Evaluate $$\lim_{n\to \infty} \sum_{r=1}^n \frac {1}{2^r}\tan \left(\frac {1}{2^r}\right)$$
I tried to create a telescoping sum but I couldn't. The last step I could reach was turning the limit into $$\lim_{n\to \infty} \sum_{r=1}^n \left(\frac {1}{2^r(1-\tan (2^{-r+1})} -\frac {1}{2^r(1+\tan (2^{-r+1})}\right) $$
But couldn't proceed further. Also I thought about Riemann sums but it was a pure dead end. Any help would be greatly appreciated
Solution 1. By the sine double-angle formula,
$$ \sin x = 2^n \sin(2^{-n}x) \prod_{k=1}^{n} \cos(2^{-k}x). $$
Now log-differentiating both sides gives
$$ \cot x = \frac{1}{2^n}\cot\left(\frac{x}{2^n}\right) - \sum_{k=1}^{n} \frac{1}{2^k}\tan\left(\frac{x}{2^k}\right). $$
Taking $n\to\infty$ and simplifying gives
$$ \sum_{k=1}^{\infty} \frac{1}{2^k}\tan\left(\frac{x}{2^k}\right) = \frac{1}{x} - \cot x. $$
Solution 2. The above computation suggests the type of telescoping that we have to create.

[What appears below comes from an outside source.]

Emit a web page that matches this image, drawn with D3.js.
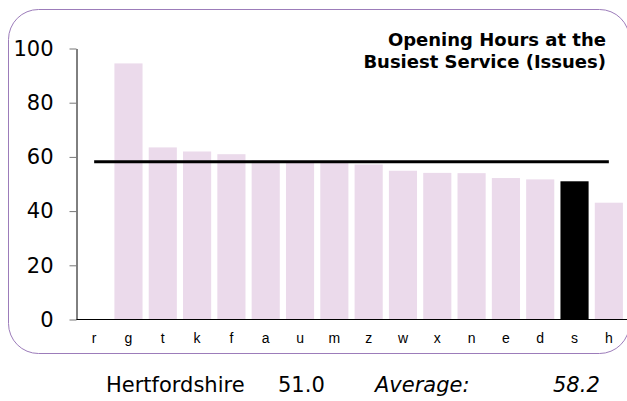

Indeed, by the tangent double-angle formula
$$ \frac{1}{2}\cot\left(\frac{x}{2}\right) - \frac{1}{2}\tan\left(\frac{x}{2}\right) = \frac{1-\tan^2(x/2)}{2\tan(x/2)} = \cot x $$
and hence
\begin{align*} \sum_{k=1}^{n} \frac{1}{2^k}\tan\left(\frac{x}{2^k}\right) &= \sum_{k=1}^{n} \left( \frac{1}{2^k}\cot\left(\frac{x}{2^k}\right) - \frac{1}{2^{k-1}}\cot\left(\frac{x}{2^{k-1}}\right) \right) \\ &= \frac{1}{2^n}\cot\left(\frac{x}{2^n}\right) - \cot x. \end{align*}
Taking $n\to\infty$ gives the same answer.